WHAT YOU WILL DO ::
Examine the material below. Gather every line in which the string "this" appears.

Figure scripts
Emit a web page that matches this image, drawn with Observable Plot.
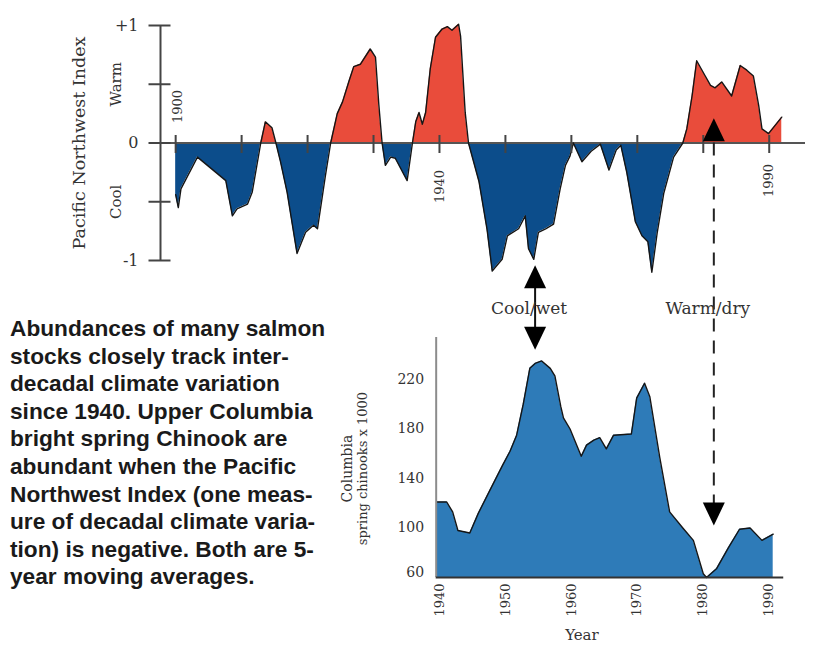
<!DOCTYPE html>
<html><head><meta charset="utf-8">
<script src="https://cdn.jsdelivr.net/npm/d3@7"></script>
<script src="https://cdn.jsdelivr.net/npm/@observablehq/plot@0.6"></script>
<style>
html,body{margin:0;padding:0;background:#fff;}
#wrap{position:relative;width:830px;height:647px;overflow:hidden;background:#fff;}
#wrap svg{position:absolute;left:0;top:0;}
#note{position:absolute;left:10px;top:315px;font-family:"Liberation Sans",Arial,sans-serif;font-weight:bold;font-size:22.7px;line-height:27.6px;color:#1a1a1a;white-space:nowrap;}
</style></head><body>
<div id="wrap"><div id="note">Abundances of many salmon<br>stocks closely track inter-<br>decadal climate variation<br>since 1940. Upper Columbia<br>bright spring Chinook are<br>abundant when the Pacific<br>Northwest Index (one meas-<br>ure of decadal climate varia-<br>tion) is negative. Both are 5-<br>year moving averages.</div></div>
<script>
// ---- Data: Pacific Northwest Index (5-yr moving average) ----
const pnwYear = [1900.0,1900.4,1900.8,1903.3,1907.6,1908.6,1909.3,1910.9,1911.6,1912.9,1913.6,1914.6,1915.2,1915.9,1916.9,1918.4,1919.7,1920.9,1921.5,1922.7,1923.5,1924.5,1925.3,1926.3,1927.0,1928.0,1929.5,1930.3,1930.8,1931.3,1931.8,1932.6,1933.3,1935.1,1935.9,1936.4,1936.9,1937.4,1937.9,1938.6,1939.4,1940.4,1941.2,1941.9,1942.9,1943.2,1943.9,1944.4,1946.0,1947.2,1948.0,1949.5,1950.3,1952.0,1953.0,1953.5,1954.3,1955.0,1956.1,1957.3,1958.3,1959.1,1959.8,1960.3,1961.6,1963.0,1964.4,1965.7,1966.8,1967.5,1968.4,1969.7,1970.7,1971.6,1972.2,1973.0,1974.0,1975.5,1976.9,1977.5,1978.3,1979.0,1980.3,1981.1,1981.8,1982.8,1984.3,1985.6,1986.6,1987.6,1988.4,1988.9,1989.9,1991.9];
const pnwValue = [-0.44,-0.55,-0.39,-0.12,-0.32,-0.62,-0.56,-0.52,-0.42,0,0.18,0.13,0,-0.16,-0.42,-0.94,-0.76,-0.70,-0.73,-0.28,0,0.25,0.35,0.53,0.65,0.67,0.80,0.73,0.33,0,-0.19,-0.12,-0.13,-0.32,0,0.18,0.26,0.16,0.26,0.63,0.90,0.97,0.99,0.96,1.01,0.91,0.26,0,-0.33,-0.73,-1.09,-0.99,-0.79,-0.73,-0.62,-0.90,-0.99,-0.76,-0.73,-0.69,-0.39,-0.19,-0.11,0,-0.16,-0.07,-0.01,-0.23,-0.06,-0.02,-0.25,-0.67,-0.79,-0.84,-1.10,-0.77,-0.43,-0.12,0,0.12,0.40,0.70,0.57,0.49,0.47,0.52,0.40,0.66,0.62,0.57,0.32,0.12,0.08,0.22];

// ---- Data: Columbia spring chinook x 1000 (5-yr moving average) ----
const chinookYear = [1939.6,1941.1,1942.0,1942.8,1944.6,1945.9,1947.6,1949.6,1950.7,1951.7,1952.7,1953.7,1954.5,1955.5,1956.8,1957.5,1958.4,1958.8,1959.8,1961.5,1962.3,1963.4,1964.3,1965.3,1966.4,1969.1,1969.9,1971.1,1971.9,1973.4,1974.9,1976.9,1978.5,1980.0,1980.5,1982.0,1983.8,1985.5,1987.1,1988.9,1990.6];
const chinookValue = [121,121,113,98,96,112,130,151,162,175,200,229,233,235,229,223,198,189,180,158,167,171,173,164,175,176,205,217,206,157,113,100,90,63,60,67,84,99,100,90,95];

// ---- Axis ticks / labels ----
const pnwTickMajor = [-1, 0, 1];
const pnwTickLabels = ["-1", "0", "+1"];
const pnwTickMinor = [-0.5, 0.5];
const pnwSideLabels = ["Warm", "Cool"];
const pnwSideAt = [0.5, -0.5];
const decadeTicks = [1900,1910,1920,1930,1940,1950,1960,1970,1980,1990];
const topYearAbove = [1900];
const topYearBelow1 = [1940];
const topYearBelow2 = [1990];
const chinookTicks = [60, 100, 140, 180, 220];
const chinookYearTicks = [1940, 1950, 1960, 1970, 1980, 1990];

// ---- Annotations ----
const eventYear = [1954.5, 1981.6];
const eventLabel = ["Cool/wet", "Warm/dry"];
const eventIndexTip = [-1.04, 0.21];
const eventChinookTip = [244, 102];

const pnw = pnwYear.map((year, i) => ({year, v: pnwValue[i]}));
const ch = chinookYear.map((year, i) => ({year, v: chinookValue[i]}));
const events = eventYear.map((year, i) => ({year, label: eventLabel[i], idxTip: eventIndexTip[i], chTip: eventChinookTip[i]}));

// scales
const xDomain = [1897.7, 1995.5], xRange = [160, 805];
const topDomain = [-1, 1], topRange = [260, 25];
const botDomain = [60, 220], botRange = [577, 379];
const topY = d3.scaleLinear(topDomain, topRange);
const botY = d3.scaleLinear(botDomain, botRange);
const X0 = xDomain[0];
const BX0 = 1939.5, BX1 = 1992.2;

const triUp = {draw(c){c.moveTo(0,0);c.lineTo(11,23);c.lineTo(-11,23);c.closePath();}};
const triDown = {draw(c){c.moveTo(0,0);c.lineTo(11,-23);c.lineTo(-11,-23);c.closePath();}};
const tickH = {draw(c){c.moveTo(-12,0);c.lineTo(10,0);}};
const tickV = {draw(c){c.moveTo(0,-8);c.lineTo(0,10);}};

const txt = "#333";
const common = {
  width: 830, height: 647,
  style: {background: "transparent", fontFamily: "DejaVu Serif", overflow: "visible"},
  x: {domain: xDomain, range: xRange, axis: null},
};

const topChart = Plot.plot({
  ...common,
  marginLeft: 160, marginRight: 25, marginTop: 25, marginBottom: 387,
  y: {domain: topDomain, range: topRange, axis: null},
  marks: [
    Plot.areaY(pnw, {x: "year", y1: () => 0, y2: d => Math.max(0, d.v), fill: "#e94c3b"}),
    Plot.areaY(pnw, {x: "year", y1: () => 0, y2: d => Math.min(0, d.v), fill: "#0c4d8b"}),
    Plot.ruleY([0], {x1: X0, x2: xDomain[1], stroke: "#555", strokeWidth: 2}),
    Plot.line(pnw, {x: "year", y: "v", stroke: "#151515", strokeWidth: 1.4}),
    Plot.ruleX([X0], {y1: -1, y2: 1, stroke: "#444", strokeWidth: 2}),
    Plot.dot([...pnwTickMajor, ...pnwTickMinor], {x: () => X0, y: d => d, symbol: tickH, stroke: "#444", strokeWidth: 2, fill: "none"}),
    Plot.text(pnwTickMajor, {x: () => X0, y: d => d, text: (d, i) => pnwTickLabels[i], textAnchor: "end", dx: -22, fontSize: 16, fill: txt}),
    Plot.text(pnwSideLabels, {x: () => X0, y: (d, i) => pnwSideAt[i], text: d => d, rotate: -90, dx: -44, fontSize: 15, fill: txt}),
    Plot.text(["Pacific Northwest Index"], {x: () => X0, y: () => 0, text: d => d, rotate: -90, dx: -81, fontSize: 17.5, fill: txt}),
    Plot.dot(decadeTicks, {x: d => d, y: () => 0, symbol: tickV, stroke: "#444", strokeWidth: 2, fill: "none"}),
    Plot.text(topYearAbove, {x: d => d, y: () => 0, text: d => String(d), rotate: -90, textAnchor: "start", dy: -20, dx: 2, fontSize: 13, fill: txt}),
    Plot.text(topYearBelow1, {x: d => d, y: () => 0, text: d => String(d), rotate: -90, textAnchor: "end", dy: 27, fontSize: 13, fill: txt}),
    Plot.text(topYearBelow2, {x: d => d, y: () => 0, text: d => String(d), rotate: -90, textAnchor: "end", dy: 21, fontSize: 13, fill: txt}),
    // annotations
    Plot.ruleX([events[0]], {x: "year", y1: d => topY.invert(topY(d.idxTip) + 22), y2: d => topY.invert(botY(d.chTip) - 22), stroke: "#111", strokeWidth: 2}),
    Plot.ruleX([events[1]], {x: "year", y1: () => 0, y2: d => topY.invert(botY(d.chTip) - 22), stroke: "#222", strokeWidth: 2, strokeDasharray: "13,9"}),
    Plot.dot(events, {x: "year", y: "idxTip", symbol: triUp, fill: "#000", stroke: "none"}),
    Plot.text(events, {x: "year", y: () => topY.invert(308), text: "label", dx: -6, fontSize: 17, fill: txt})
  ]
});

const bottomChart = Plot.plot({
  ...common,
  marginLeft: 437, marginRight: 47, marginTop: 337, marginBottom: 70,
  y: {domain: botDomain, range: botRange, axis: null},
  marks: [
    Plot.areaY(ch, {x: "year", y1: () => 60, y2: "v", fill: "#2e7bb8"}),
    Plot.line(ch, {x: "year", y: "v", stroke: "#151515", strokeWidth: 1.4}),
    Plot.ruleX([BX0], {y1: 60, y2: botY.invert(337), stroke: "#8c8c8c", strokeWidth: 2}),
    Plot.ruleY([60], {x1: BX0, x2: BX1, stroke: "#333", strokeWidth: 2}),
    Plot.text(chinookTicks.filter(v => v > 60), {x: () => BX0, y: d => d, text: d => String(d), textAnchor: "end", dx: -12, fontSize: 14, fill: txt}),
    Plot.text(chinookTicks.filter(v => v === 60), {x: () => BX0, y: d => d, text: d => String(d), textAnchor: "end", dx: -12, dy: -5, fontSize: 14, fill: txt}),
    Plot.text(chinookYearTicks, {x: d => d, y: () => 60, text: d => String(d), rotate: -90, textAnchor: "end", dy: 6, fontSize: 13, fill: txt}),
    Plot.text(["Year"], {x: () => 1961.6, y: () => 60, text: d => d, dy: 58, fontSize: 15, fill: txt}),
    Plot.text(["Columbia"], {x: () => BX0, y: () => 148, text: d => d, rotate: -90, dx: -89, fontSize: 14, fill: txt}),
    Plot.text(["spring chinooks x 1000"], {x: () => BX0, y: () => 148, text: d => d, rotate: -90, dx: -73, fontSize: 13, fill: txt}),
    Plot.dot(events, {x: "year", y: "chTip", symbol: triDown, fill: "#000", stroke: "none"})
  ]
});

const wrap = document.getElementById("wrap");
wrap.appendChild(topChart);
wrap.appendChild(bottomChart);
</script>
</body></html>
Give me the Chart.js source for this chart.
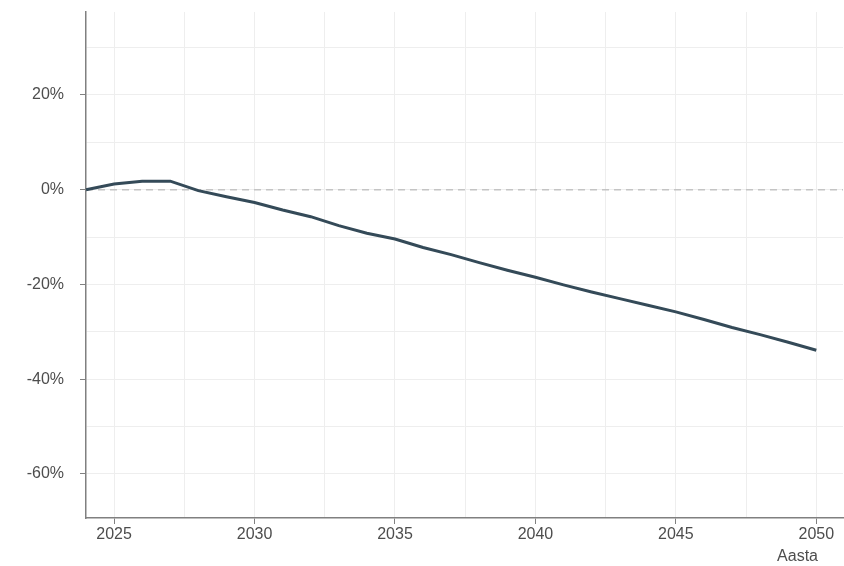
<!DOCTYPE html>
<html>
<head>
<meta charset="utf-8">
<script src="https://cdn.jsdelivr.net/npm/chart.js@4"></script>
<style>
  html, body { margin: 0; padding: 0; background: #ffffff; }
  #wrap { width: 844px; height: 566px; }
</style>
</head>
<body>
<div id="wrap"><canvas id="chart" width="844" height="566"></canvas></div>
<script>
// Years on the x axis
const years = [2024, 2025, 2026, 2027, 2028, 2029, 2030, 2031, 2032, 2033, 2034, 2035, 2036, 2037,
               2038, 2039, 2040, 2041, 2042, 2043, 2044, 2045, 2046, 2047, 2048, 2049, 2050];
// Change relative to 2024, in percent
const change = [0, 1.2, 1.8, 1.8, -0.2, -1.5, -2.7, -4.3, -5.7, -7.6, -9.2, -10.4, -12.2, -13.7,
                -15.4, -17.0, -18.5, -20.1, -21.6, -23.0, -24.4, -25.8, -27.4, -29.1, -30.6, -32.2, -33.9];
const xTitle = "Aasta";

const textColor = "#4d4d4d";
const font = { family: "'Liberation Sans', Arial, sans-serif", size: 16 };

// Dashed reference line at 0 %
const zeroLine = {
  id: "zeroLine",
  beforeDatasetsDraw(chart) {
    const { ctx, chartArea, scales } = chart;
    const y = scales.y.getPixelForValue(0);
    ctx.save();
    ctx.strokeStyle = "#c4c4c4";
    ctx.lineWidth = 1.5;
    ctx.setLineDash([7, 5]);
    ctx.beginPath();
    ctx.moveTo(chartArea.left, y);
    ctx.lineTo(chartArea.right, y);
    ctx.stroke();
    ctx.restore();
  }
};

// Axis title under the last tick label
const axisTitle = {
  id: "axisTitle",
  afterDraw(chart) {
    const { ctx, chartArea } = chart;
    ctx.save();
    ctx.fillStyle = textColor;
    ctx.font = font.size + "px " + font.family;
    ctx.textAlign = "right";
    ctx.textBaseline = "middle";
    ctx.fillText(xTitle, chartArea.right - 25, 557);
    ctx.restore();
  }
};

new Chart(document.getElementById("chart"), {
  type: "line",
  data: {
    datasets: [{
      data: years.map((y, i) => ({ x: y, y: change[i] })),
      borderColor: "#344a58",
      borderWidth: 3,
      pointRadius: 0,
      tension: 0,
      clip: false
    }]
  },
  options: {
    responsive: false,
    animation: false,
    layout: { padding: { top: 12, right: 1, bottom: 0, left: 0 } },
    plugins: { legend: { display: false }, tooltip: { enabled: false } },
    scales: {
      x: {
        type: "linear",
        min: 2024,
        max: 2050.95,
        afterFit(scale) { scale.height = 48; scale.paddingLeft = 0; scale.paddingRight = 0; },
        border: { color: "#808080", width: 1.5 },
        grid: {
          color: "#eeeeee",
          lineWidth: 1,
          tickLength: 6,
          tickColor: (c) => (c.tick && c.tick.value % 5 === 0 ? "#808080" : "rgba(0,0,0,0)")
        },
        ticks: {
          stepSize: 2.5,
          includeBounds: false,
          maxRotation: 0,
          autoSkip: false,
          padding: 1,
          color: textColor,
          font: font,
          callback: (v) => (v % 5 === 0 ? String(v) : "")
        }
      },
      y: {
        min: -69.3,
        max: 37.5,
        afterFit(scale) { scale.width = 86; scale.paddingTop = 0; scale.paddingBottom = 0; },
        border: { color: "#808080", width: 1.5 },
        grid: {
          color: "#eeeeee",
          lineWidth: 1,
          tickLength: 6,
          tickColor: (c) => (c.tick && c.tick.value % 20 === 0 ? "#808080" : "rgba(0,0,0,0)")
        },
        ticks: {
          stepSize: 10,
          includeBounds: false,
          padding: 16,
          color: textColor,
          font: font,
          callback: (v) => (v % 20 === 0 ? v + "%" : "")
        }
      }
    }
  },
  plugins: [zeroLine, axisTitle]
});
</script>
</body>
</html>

RESULT ::
Emit a web page that matches this image, drawn with Observable Plot.
Give me the Chart.js source for this chart.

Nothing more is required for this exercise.